Arthur C. Clarke'ın yasaları, İngiliz bilim kurgu yazarı ve fütürist Arthur C. Clarke tarafından öne sürülen, bilim ve teknolojiye dair üç ünlü gözlemden oluşur. Bu yasalar, özellikle geleceğe dair öngörüler ve bilimsel ilerlemenin sınırlarını kavramak için popüler hale gelmiştir. Clarke’ın üç yasası şunlardır:
1. Clarke’ın Birinci Yasası
"Saygın, yaşlı bir bilim insanı bir şeyin mümkün olduğunu söylerse, muhtemelen haklıdır; imkansız olduğunu söylerse, büyük olasılıkla yanılıyordur."
Bu yasa, bilimdeki "imkansız" olarak düşünülen şeylerin sıklıkla gerçekleştiğine dikkat çeker. Özellikle yaşlı bilim insanlarının, geçmiş tecrübelerinden yola çıkarak yeni fikir ve teknolojilere karşı bazen daha şüpheci olduklarını vurgular. Clarke’a göre, "imkansız" gibi görünen birçok fikir, zamanla mümkün hale gelebilir.
2. Clarke’ın İkinci Yasası
"Bir şeyi mümkün kılmanın tek yolu, onun gerçekten imkansız olduğunu düşünene kadar sınırları zorlamaktır."
Bu yasa, yenilikçiliğin sınırları zorlayarak gerçekleşeceğini anlatır. Yani, bilim ve teknoloji alanındaki büyük ilerlemeler, ancak var olan sınırların ötesine geçmeye cesaret edilirse mümkündür. Clarke, büyük buluşların çoğunlukla mevcut düşünce kalıplarının dışında düşünülerek ortaya çıktığını belirtir.
3. Clarke’ın Üçüncü Yasası
"Yeterince gelişmiş bir teknoloji, sihirden ayırt edilemez."
Clarke'ın en ünlü yasası budur. Bu yasa, teknolojinin gelişim seviyesinin artmasıyla, bir noktada teknolojiye dair bilgiye sahip olmayan biri için bu teknolojinin sihir gibi görüneceğini öne sürer.
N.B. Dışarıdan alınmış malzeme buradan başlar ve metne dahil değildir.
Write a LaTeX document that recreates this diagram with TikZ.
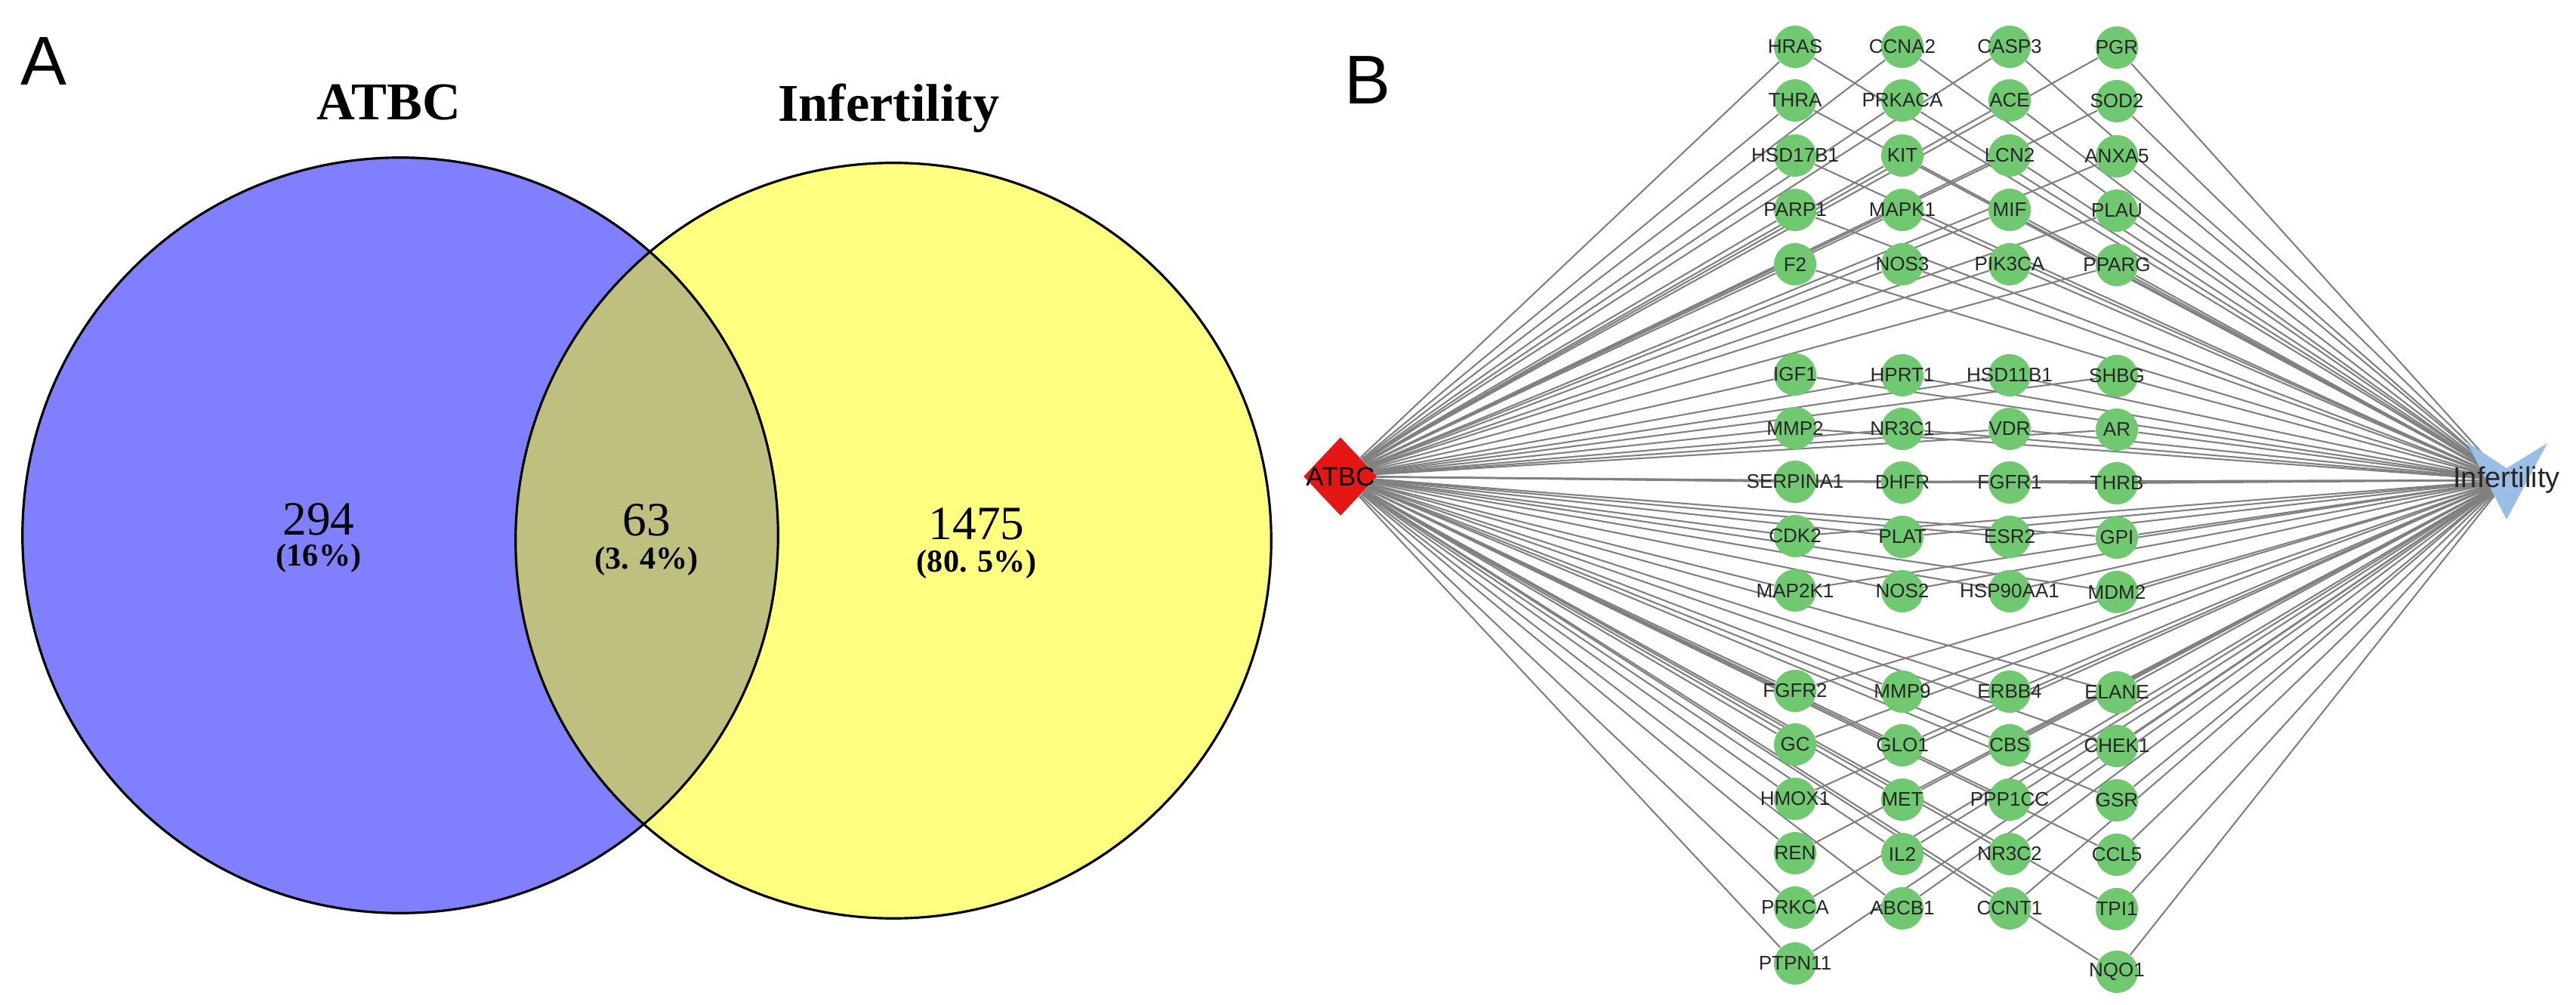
\documentclass[tikz,border=0pt]{standalone}
\usepackage{fontspec}
\setmainfont{Liberation Serif}
\newfontfamily\arialfont{Liberation Sans}
\usetikzlibrary{positioning,shapes.geometric,backgrounds}

\definecolor{vennblue}{RGB}{128,128,255}
\definecolor{vennyellow}{RGB}{255,255,128}
\definecolor{vennboth}{RGB}{191,191,128}
\definecolor{genegreen}{RGB}{112,200,112}
\definecolor{drugred}{RGB}{228,22,22}
\definecolor{disblue}{RGB}{155,190,230}
\definecolor{linkgray}{RGB}{128,128,128}

\begin{document}
\begin{tikzpicture}
    [x=0.01cm,y=-0.01cm,
     gene/.style={circle, fill=genegreen, inner sep=0pt, minimum size=0.56cm},
     genetxt/.style={font=\arialfont\fontsize{7.4}{8}\selectfont, text=black!85, inner sep=0pt},
     drug/.style={diamond, fill=drugred, inner sep=0pt, minimum width=0.98cm, minimum height=1.04cm},
     drugtxt/.style={font=\arialfont\fontsize{10}{12}\selectfont, inner sep=0pt},
     distxt/.style={font=\arialfont\fontsize{10.8}{12}\selectfont, text=black!85, inner sep=0pt},
     link/.style={draw=linkgray, line width=0.6pt},
     panel/.style={font=\arialfont\fontsize{26}{30}\selectfont},
     setname/.style={font=\bfseries\fontsize{20}{24}\selectfont, anchor=base},
     count/.style={font=\fontsize{18}{20}\selectfont},
     share/.style={font=\bfseries\fontsize{12}{14}\selectfont}]
  \useasboundingbox (0,0) rectangle (3411,1331);

  % A: venn
  \fill[vennblue] (530,709) circle[radius=5cm];
  \fill[vennyellow] (1183,716) circle[radius=5cm];
  \begin{scope}
    \clip (530,709) circle[radius=5cm];
    \fill[vennboth] (1183,716) circle[radius=5cm];
  \end{scope}
  \draw[line width=0.9pt] (530,709) circle[radius=5cm] (1183,716) circle[radius=5cm];

  \node[panel] (lblA) at (58,81) {A};
  \node[setname] (setL) at (515,159) {ATBC};
  \node[setname] (setR) at (1177,161) {Infertility};
  \node[count] (numL) at (422,688) {294};
  \node[share] (pctL) at (422,739) {(16\%)};
  \node[count] (numM) at (856,689) {63};
  \node[share] (pctM) at (856,743) {(3. 4\%)};
  \node[count] (numR) at (1293,694) {1475};
  \node[share] (pctR) at (1293,747) {(80. 5\%)};

  % B: network
  \node[panel] (lblB) at (1811,106) {B};
  \node[drug, label={[drugtxt]center:ATBC}] (atbc) at (1775,631) {};
  \fill[disblue] (3266,585) -- (3319,620) -- (3373,587) -- (3319,688) -- cycle;
  \node[inner sep=0pt, minimum size=0pt, label={[distxt]center:Infertility}] (infert) at (3319,636) {};

  \foreach \name/\x/\y in {HRAS/2377/62, THRA/2377/133, HSD17B1/2377/206, PARP1/2377/278, F2/2377/350,
      CCNA2/2519/62, PRKACA/2519/133, KIT/2519/206, MAPK1/2519/278, NOS3/2519/350,
      CASP3/2661/62, ACE/2661/133, LCN2/2661/206, MIF/2661/278, PIK3CA/2661/350,
      PGR/2803/63, SOD2/2803/134, ANXA5/2803/207, PLAU/2803/279, PPARG/2803/351,
      IGF1/2377/496, MMP2/2377/567, SERPINA1/2377/638, CDK2/2377/710, MAP2K1/2377/782,
      HPRT1/2519/497, NR3C1/2519/568, DHFR/2519/639, PLAT/2519/711, NOS2/2519/783,
      HSD11B1/2661/497, VDR/2661/568, FGFR1/2661/639, ESR2/2661/711, HSP90AA1/2661/783,
      SHBG/2803/498, AR/2803/569, THRB/2803/640, GPI/2803/712, MDM2/2803/784,
      FGFR2/2377/915, GC/2377/986, HMOX1/2377/1058, REN/2377/1130, PRKCA/2377/1202, PTPN11/2377/1276,
      MMP9/2519/916, GLO1/2519/987, MET/2519/1059, IL2/2519/1131, ABCB1/2519/1203,
      ERBB4/2661/916, CBS/2661/987, PPP1CC/2661/1059, NR3C2/2661/1131, CCNT1/2661/1203,
      ELANE/2803/917, CHEK1/2803/988, GSR/2803/1060, CCL5/2803/1132, TPI1/2803/1204, NQO1/2803/1287}
    \node[gene, label={[genetxt]center:\name}] (\name) at (\x,\y) {};

  \begin{pgfonlayer}{background}
    \foreach \g in {HRAS, THRA, HSD17B1, PARP1, F2, CCNA2, PRKACA, KIT, MAPK1, NOS3,
        CASP3, ACE, LCN2, MIF, PIK3CA, PGR, SOD2, ANXA5, PLAU, PPARG,
        IGF1, MMP2, SERPINA1, CDK2, MAP2K1, HPRT1, NR3C1, DHFR, PLAT, NOS2,
        HSD11B1, VDR, FGFR1, ESR2, HSP90AA1, SHBG, AR, THRB, GPI, MDM2,
        FGFR2, GC, HMOX1, REN, PRKCA, PTPN11, MMP9, GLO1, MET, IL2, ABCB1,
        ERBB4, CBS, PPP1CC, NR3C2, CCNT1, ELANE, CHEK1, GSR, CCL5, TPI1, NQO1}
      \draw[link] (atbc) -- (\g) -- (infert);
  \end{pgfonlayer}
\end{tikzpicture}
\end{document}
Örneğin, bir akıllı telefonu geçmiş bir çağa götürdüğümüzde, insanlar bunun "sihirli" bir alet olduğuna inanabilirler.
Clarke Yasalarının Etkisi
Bu yasalar, teknolojinin evrimi ve yeniliklerin sınırlarının anlaşılması konusunda önemli bir felsefi çerçeve sunar. Clarke, bu yasalarla sadece bilim kurgu dünyasına değil, aynı zamanda bilim ve teknolojiyi şekillendiren düşünce yapısına da büyük bir katkı yapmıştır. Özellikle üçüncü yasa, bilim kurgu eserlerinde sıkça referans alınan bir ilkedir ve teknolojinin insanlar üzerindeki etkisini anlamak için önemli bir perspektif sunar.